"J'aime contrôler mes subordonnés, les avoir sous la main, à portée de regard pour savoir exactement ce qu'ils font."
C'est rare qu'un manager s'exprimera ainsi. Ce serait même parfois l'inverse. Je me souviens au début de ma carrière au Québec avoir travaillé pour un "professeur humaniste" défendant de belles idées en salles de cours et néanmoins contrôlant le travail de ses stagiaires d'une manière bien différente.
Le pouvoir de contrôle est une pierre d’assise de tout système managérial. Mais quel type de contrôle ?
Le sociologue Amitaï Etzioni, dans « Les organisations modernes » a précisé les différentes formes de contrôle : le contrôle physique se basant sur un pouvoir coercitif, dont l’objectif est de contraindre (dans un pénitencier par exemple).
C’est le contrôle le plus aisé si l’on peut dire. Et le plus dur.
Le contrôle matériel ensuite dont l’objectif est d’accommoder les intérêts (la politique du chèque). Payer quelqu'un pour qu'il parte ou qu'il reste.
Finalement le contrôle symbolique dont l’objectif est de convaincre les employés de la nécessité de bien faire les choses et, implicitement, de s’auto-contrôler. On peut penser aux organisations à mission dont le but dépasse leurs membres (De Gaulle donnant une mission à Leclerc durant la guerre, des pompiers luttant ensemble contre un violent incendie, une vieille entreprise familiale ne transigeant jamais sur la qualité etc.). Chacun comprend les objectifs et les fait siens. Pour le prix Nobel Herbert A. Simon : « Plus la socialisation est efficace, moins grand est le besoin de contrôle »
C’est le contrôle le plus complexe car il est basé sur le sens que l’on donne aux gens, voire l’amour qu’ils ressentent en tant que groupe humain. Ce type de contrôle nécessite un management de grande qualité, une confiance en soi, de l'exemplarité. On le voit éclatant dans certaines équipes sportives, mais il en est de même dans certaines entreprises : un groupe humain efficace, bien sûr ça existe.
La question du contrôle est ainsi toujours lancinante dans nombre d’organisations et la crise du Covid a jeté une lumière crue sur les croyances de nombreux dirigeants, leur insécurité face à une hybridation et au télétravail.

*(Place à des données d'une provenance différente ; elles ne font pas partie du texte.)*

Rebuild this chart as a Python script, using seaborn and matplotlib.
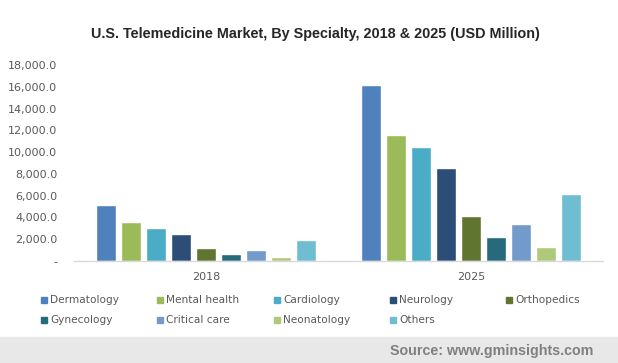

En relief existait cette question qui taraudait nombre de managers : comment pourrais-je aussi bien contrôler mes équipes si je ne les ai pas sous la main en permanence ? Vont-elles faire efficacement le travail sans mon regard, sans l’œil du pouvoir selon Foucault ? Et s’ils font bien leur travail sans moi, devrais-je redéfinir mon rôle, à quoi je sers ? Donc cette crise du Covid et celles qui viendront sont une occasion de réfléchir aux croyances qui habitent les managers et influencent leurs actes parfois dans un sens non voulu. Car il est évidemment possible d’hybrider efficacement une organisation, mais il faut y croire pour porter une innovation avant bien souvent qu’elle ne donne des résultats probants et aussi tenir bon face à des croyances contraires.